◆ **SHORT TASK**:
Only lines holding the string "this" are wanted; copy each one from the material.

(Rows from a dataset of charts and code)
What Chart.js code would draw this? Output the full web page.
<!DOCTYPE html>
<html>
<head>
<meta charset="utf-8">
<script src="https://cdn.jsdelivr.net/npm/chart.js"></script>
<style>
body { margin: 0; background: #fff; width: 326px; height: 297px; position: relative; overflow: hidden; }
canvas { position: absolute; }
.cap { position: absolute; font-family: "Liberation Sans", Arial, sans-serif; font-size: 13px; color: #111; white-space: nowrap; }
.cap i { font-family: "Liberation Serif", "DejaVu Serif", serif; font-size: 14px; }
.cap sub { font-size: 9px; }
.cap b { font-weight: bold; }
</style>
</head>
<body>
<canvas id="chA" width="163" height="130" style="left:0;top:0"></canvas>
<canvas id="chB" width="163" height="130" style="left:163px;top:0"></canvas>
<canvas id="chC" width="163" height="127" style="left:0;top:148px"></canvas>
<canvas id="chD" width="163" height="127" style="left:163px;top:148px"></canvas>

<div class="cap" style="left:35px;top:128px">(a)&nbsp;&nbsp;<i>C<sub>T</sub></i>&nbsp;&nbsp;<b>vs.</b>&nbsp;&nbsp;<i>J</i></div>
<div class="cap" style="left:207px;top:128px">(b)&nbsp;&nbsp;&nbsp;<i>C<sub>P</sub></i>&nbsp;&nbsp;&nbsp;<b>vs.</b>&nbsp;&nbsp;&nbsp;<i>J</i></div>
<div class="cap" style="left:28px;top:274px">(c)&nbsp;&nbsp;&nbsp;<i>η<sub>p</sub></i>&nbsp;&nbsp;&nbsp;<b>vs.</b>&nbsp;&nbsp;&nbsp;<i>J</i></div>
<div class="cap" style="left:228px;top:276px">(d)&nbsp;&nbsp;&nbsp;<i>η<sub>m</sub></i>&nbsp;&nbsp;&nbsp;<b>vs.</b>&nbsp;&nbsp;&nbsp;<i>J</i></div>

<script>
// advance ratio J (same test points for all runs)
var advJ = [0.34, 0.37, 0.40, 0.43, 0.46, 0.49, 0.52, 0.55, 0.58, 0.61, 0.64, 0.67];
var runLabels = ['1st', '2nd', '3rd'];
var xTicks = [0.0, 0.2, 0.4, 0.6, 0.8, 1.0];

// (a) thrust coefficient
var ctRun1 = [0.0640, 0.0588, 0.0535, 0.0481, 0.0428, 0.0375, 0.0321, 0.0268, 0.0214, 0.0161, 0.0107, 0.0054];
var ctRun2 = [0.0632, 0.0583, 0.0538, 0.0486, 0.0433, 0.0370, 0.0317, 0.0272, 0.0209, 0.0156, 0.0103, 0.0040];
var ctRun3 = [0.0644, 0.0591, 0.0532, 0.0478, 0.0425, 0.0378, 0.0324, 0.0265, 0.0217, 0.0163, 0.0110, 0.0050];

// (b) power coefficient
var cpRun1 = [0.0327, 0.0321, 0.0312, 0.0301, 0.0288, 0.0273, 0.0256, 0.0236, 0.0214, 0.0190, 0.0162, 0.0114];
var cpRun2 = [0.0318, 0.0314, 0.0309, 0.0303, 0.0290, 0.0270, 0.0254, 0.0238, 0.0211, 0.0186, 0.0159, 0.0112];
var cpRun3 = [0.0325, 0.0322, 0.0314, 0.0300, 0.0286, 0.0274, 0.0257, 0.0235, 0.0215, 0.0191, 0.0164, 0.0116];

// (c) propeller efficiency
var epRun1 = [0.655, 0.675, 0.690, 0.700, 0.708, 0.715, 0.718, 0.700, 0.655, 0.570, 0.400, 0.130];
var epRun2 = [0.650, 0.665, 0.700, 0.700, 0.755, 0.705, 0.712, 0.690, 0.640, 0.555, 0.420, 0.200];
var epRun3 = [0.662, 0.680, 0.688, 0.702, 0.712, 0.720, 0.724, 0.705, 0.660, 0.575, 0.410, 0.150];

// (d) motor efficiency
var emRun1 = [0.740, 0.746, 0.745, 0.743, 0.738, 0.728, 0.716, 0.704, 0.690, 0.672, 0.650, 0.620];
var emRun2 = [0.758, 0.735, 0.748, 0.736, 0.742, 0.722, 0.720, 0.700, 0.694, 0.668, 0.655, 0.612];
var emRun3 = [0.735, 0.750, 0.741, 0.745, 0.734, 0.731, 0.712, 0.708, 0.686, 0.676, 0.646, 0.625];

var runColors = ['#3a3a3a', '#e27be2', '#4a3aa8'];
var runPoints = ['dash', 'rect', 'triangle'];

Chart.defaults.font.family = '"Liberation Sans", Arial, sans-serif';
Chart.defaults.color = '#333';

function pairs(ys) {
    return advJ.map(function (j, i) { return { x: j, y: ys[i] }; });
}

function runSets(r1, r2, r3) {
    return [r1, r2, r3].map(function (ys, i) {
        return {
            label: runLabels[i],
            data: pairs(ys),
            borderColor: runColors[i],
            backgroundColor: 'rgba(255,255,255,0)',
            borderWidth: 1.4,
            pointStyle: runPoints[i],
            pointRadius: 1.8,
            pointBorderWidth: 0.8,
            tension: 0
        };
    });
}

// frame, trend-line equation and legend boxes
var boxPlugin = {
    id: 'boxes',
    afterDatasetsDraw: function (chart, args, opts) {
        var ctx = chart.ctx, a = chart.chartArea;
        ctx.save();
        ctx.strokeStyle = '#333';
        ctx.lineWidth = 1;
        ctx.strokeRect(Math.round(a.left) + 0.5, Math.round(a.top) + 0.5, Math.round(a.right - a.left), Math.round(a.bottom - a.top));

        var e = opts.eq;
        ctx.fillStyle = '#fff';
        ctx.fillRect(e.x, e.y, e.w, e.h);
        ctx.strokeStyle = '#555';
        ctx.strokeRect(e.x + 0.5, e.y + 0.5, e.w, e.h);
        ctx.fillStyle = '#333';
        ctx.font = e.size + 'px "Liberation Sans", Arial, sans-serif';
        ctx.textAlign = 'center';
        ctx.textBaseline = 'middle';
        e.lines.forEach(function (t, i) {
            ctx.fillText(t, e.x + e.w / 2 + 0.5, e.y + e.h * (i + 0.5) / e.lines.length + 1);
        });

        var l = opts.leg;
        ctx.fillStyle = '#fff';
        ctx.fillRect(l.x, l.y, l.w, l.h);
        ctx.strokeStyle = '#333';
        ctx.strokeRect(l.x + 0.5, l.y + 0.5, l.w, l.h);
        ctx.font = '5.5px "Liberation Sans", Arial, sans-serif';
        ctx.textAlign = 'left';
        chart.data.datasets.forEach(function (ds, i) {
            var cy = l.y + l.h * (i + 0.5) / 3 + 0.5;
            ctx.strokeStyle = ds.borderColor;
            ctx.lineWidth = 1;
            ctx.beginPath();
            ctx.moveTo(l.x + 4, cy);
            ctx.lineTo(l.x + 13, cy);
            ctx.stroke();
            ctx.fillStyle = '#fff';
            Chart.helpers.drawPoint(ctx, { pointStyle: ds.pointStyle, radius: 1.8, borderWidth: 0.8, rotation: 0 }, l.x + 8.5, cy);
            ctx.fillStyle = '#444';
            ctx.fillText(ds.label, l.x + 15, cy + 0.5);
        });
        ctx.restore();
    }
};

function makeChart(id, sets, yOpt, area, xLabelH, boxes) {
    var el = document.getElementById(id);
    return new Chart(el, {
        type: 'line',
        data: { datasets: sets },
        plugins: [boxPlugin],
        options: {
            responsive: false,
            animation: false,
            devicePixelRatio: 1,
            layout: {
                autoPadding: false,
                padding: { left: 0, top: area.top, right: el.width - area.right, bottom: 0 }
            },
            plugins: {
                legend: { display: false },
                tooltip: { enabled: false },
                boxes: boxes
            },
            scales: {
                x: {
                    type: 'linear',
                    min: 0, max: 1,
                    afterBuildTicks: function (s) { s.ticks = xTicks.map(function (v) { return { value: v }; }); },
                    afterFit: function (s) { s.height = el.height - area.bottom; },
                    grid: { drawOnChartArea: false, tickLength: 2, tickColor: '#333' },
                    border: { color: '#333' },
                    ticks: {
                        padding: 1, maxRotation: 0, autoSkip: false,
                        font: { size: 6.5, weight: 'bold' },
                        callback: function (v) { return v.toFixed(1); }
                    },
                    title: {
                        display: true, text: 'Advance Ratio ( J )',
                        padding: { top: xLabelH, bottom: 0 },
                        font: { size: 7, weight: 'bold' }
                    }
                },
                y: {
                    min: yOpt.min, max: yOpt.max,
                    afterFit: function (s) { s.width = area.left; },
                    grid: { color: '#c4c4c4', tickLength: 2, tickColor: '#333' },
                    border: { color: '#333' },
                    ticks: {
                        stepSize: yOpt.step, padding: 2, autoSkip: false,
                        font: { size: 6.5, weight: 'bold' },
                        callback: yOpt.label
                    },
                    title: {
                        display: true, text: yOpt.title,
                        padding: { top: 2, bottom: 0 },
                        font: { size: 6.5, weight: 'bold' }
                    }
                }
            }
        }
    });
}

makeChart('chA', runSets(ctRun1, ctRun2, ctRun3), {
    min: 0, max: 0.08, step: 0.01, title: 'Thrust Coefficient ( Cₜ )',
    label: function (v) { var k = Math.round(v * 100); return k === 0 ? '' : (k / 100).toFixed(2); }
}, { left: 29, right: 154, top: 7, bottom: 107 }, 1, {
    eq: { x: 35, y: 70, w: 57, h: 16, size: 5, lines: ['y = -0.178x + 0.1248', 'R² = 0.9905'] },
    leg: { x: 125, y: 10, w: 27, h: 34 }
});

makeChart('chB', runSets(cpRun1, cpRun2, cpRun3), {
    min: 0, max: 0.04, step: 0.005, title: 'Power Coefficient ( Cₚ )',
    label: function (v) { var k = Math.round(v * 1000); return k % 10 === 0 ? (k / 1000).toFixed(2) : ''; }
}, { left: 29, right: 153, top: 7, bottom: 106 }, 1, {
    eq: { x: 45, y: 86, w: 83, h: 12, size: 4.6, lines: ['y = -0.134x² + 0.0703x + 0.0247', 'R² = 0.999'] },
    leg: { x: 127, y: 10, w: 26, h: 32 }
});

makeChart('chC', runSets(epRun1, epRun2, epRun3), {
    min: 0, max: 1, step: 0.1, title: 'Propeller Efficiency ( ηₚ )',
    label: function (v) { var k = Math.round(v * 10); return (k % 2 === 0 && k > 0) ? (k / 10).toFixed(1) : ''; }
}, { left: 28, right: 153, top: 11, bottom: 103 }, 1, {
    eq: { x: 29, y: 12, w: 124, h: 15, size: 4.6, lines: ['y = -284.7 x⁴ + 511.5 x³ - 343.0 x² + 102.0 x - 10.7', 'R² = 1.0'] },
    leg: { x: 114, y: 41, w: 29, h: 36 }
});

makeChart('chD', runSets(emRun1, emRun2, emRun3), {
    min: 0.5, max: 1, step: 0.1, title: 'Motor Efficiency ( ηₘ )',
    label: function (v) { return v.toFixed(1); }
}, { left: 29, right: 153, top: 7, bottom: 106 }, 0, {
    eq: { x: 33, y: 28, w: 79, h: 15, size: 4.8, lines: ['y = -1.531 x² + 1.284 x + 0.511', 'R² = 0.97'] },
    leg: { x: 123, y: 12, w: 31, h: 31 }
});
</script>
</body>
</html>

...

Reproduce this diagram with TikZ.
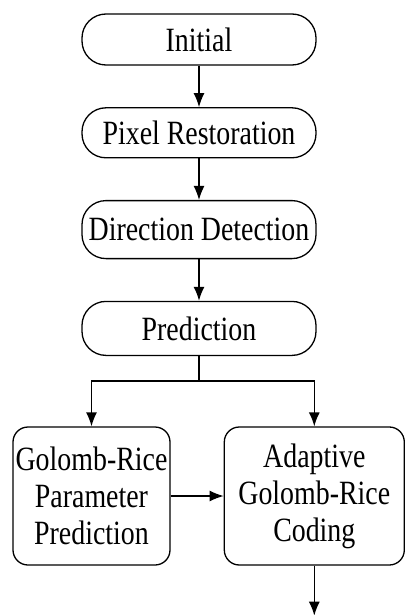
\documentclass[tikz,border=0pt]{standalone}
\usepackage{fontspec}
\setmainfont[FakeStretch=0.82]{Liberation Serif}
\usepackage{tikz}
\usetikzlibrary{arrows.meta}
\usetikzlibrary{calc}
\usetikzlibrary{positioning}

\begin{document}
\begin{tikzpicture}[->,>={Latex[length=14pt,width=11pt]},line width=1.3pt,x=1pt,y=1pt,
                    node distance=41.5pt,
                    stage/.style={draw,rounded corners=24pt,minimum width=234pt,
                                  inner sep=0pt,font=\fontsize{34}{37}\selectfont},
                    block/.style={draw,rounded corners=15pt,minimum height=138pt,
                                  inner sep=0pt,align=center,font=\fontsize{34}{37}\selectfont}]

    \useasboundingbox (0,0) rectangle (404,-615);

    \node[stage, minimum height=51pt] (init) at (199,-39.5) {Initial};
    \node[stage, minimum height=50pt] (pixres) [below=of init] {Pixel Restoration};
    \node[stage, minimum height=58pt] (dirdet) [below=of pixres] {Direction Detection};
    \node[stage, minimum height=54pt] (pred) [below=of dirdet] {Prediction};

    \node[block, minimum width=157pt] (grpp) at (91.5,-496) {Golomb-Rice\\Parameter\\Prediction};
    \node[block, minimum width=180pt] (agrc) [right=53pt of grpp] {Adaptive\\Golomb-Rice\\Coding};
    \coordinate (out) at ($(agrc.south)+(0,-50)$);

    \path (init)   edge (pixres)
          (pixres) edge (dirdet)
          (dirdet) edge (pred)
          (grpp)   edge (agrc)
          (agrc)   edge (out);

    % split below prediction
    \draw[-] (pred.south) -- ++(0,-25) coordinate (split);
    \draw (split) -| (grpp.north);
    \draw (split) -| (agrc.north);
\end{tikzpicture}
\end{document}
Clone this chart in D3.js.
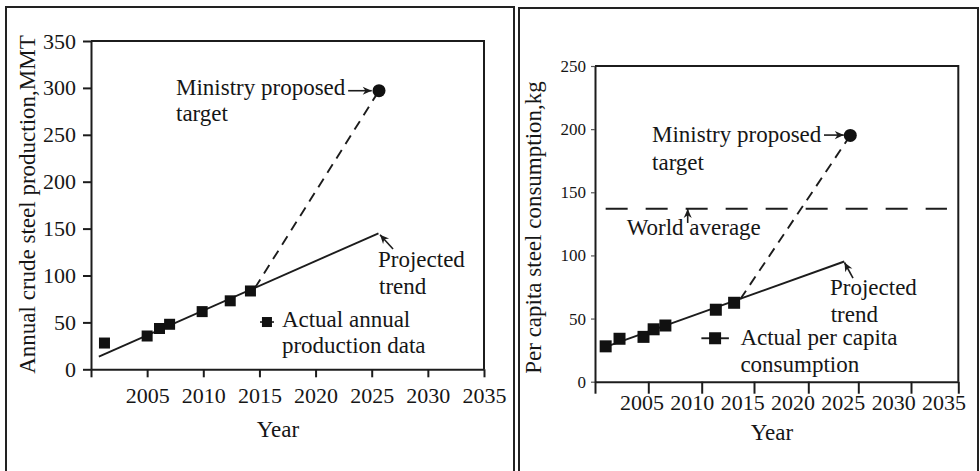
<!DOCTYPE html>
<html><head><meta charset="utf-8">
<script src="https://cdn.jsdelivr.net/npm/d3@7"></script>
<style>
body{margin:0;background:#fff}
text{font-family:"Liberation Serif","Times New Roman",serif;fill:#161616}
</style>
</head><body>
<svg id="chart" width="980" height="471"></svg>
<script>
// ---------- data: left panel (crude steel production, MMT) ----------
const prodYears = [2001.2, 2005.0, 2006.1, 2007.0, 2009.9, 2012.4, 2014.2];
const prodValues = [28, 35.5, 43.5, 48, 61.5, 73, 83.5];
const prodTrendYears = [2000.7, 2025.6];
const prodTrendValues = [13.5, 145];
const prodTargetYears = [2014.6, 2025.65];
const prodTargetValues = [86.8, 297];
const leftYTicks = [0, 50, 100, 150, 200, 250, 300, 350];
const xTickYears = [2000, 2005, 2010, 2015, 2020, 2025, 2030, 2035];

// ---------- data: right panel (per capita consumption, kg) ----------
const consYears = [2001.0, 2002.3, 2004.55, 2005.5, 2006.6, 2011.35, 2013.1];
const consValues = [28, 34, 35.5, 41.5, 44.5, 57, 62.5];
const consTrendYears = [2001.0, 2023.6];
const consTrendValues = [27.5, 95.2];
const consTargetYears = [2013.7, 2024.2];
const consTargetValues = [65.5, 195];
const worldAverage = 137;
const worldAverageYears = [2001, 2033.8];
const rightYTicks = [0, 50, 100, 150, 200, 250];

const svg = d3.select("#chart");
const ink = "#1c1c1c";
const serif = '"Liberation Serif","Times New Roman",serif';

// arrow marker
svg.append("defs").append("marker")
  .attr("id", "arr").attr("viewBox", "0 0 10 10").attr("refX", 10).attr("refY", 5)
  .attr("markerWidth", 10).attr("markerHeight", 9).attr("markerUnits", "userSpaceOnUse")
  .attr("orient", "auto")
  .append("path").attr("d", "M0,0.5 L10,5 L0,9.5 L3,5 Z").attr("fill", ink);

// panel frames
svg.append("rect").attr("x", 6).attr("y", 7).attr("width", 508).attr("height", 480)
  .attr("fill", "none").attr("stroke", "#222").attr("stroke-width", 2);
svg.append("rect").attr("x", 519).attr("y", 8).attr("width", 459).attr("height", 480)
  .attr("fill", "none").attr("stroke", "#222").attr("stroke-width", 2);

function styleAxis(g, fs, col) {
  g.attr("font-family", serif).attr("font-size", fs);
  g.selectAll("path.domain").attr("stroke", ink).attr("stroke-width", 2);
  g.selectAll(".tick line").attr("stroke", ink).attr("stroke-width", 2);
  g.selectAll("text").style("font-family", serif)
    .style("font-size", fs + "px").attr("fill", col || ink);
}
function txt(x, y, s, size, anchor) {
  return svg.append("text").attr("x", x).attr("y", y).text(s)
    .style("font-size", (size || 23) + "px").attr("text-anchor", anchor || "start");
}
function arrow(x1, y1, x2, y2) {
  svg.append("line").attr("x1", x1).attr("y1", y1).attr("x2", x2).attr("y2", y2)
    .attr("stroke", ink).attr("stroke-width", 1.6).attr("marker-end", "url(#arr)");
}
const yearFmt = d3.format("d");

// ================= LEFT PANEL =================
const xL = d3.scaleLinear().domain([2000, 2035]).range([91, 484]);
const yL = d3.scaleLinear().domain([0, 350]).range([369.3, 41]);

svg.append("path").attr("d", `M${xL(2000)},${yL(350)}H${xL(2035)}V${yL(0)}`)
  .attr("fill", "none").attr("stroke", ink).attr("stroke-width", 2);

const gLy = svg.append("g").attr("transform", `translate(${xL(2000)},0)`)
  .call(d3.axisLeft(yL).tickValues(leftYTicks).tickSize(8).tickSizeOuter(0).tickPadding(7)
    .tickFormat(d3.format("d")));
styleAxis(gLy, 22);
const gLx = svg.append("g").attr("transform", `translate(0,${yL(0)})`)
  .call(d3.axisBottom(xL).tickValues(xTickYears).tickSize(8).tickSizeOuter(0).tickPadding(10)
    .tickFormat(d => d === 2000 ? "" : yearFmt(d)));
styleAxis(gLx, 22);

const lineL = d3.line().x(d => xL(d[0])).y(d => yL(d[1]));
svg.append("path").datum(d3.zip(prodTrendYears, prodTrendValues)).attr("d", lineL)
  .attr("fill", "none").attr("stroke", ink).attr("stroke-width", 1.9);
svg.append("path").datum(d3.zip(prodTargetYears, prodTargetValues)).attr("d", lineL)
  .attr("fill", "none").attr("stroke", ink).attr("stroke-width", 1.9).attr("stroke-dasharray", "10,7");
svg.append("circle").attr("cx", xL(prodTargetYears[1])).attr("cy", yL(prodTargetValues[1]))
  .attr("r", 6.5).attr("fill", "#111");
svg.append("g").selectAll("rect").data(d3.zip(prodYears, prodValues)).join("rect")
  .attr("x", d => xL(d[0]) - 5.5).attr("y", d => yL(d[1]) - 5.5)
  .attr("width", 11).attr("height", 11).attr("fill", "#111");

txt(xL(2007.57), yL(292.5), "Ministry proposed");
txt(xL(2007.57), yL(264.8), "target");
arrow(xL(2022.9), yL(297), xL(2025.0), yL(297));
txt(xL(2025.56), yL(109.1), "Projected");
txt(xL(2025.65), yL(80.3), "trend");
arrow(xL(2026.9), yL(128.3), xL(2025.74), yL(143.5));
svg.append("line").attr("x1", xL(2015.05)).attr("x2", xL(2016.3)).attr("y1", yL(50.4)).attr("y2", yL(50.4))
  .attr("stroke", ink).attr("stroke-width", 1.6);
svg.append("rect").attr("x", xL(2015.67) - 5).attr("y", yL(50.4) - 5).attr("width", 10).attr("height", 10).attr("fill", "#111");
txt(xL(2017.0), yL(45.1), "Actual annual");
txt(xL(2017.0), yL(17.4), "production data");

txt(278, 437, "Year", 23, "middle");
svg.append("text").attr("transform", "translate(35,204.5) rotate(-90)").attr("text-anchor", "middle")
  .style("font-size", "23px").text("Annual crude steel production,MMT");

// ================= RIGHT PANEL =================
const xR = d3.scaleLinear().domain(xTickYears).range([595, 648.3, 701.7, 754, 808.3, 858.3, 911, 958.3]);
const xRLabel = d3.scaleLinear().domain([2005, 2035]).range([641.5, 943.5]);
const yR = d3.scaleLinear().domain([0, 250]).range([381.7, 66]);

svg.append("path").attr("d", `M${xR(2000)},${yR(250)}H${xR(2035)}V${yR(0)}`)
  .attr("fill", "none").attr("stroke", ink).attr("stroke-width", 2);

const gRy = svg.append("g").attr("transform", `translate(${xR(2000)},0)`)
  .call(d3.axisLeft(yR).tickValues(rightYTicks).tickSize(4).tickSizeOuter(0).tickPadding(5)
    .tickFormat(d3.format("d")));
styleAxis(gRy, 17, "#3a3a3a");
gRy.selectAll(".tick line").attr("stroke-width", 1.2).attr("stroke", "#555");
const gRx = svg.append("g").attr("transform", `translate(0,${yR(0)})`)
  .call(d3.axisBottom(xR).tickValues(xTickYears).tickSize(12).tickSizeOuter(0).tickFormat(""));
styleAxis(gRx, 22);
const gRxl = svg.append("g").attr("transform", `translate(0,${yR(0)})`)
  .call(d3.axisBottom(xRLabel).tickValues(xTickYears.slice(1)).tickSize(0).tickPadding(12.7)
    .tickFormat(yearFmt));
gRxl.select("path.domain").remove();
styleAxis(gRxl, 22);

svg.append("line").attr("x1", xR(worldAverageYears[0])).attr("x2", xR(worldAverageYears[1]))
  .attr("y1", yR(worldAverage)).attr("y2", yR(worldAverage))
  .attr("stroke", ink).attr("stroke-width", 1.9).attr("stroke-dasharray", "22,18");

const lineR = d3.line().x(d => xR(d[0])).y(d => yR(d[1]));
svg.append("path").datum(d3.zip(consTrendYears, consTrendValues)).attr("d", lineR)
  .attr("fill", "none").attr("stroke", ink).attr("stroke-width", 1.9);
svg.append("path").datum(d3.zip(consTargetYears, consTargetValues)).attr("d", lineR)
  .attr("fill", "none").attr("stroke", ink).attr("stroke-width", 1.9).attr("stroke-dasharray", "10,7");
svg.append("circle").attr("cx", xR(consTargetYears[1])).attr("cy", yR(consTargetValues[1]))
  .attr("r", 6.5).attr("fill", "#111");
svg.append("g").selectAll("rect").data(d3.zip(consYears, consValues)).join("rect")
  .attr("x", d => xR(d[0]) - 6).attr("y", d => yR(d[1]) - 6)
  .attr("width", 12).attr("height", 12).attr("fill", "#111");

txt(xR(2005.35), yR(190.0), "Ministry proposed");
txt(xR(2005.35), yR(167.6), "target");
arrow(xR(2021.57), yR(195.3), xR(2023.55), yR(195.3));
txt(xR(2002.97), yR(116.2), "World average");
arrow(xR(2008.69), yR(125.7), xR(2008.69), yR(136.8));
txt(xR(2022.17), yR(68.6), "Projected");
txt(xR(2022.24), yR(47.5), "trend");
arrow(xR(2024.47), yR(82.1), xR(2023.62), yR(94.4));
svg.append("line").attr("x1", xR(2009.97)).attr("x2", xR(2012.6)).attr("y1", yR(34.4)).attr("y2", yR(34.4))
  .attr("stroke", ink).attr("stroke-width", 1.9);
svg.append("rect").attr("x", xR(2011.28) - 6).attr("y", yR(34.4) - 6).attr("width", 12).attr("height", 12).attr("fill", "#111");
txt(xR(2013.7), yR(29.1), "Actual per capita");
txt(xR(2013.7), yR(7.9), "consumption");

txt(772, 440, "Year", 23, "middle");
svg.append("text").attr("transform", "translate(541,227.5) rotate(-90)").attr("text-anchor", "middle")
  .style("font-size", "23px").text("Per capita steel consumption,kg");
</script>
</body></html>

◆ **TASK OUTPUT**:
What Chart.js code would draw this? Output the full web page.
Reproduce this diagram with TikZ.
Clone this chart in D3.js.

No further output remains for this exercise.